The course focuses on four aspects of context-driven information fusion in video processing for human-centric applications:
(1) Sources of contextual information and case studies in multi-camera networks;
(2) Interfacing vision processing with high-level data fusion to build up knowledge based and behavior models;
(3) Human pose, gaze, activity, facial expression, preferences, behavior modeling, and user feedback as sources of
human-centric context;
(4) Case studies of incorporating vision-based activity and expression recognition algorithms into adaptive systems that
learn user preferences and adjust their services accordingly.

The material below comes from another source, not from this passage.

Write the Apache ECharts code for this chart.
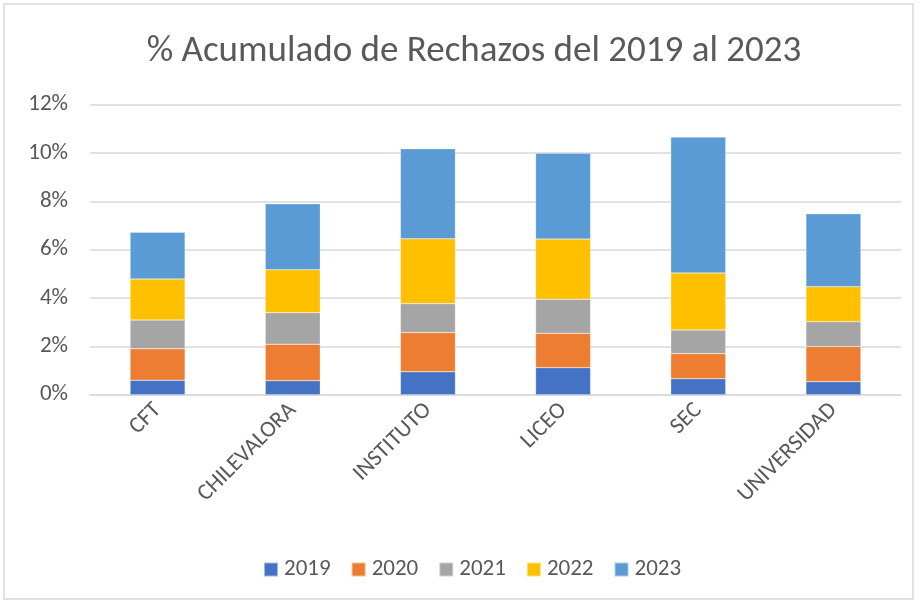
<!DOCTYPE html>
<html>
<head>
<meta charset="utf-8">
<script src="https://cdn.jsdelivr.net/npm/echarts@6/dist/echarts.min.js"></script>
<style>
  html, body { margin: 0; padding: 0; background: #fff; }
  #chart { width: 918px; height: 603px; }
</style>
</head>
<body>
<div id="chart"></div>
<script>
// values, in percent
var categories = ['CFT', 'CHILEVALORA', 'INSTITUTO', 'LICEO', 'SEC', 'UNIVERSIDAD'];
var years = ['2019', '2020', '2021', '2022', '2023'];
var v2019 = [0.60, 0.58, 0.95, 1.12, 0.66, 0.54];
var v2020 = [1.30, 1.51, 1.62, 1.42, 1.04, 1.45];
var v2021 = [1.19, 1.30, 1.20, 1.41, 0.98, 1.03];
var v2022 = [1.70, 1.78, 2.68, 2.49, 2.36, 1.45];
var v2023 = [1.93, 2.73, 3.73, 3.55, 5.62, 3.02];
var colors = ['#4472C4', '#ED7D31', '#A5A5A5', '#FFC000', '#5B9BD5'];

var font = 'Carlito, Lato, "Open Sans", sans-serif';
var allValues = [v2019, v2020, v2021, v2022, v2023];

var series = years.map(function(y, i) {
  return {
    name: y,
    type: 'bar',
    stack: 'total',
    barWidth: 55,
    data: allValues[i],
    itemStyle: { color: colors[i], borderColor: 'rgba(255,255,255,0.5)', borderWidth: 0.5 }
  };
});

var chart = echarts.init(document.getElementById('chart'));
chart.setOption({
  animation: false,
  backgroundColor: '#fff',
  graphic: [{
    type: 'rect',
    shape: { x: 4, y: 4, width: 909, height: 595 },
    style: { fill: 'none', stroke: '#d9d9d9', lineWidth: 1.5 },
    silent: true
  }],
  title: {
    text: '% Acumulado de Rechazos del 2019 al 2023',
    left: 469,
    textAlign: 'center',
    top: 28,
    textStyle: { fontFamily: font, fontSize: 37, fontWeight: 'normal', color: '#595959' }
  },
  legend: {
    top: 553,
    left: 258,
    itemWidth: 14,
    itemHeight: 14,
    itemGap: 20,
    icon: 'rect',
    textStyle: { fontFamily: font, fontSize: 23, color: '#595959', padding: [0, 0, 0, 1] },
    data: years
  },
  grid: { left: 90, right: 17, top: 104.7, height: 290 },
  xAxis: {
    type: 'category',
    data: categories,
    axisLine: { lineStyle: { color: '#d9d9d9', width: 1.5 } },
    axisTick: { show: false },
    axisLabel: {
      rotate: 45,
      interval: 0,
      margin: 12,
      fontFamily: font,
      fontSize: 23,
      color: '#595959'
    }
  },
  yAxis: {
    type: 'value',
    min: 0,
    max: 12,
    interval: 2,
    axisLine: { show: false },
    axisTick: { show: false },
    splitLine: { lineStyle: { color: '#d9d9d9', width: 1.5 } },
    axisLabel: {
      formatter: '{value}%',
      margin: 22,
      fontFamily: font,
      fontSize: 23,
      color: '#595959'
    }
  },
  series: series
});
</script>
</body>
</html>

The course topics and case studies are supported by a large collection of implemented examples covering
various layers of processing from early vision extraction to intermediate soft decisions in multi-camera processing or latent-space
activity recognition, and to high-level inference of semantics based on visual clues.
BENEFITS & LIST OF TOPICS
The tutorial will provide the participants with an understanding of the key concepts, state-of-the-art techniques, new application
opportunities, and open issues in the areas described above. The course is organized into the following syllabus:
(1) Introduction and motivation:
(2) Use of context in video processing:
(3) Interface of vision and high-level inference:
(4) Human-centric inference
(5) Adaptive systems
(6) Conclusions and new frontiers
INTENDED AUDIENCE
The short course is intended for PhD students, scientists, engineers, application developers, computer vision specialists and others interested in the
areas of information retrieval and human-computer interaction. A basic understanding of image processing and machine learning is a prerequisite.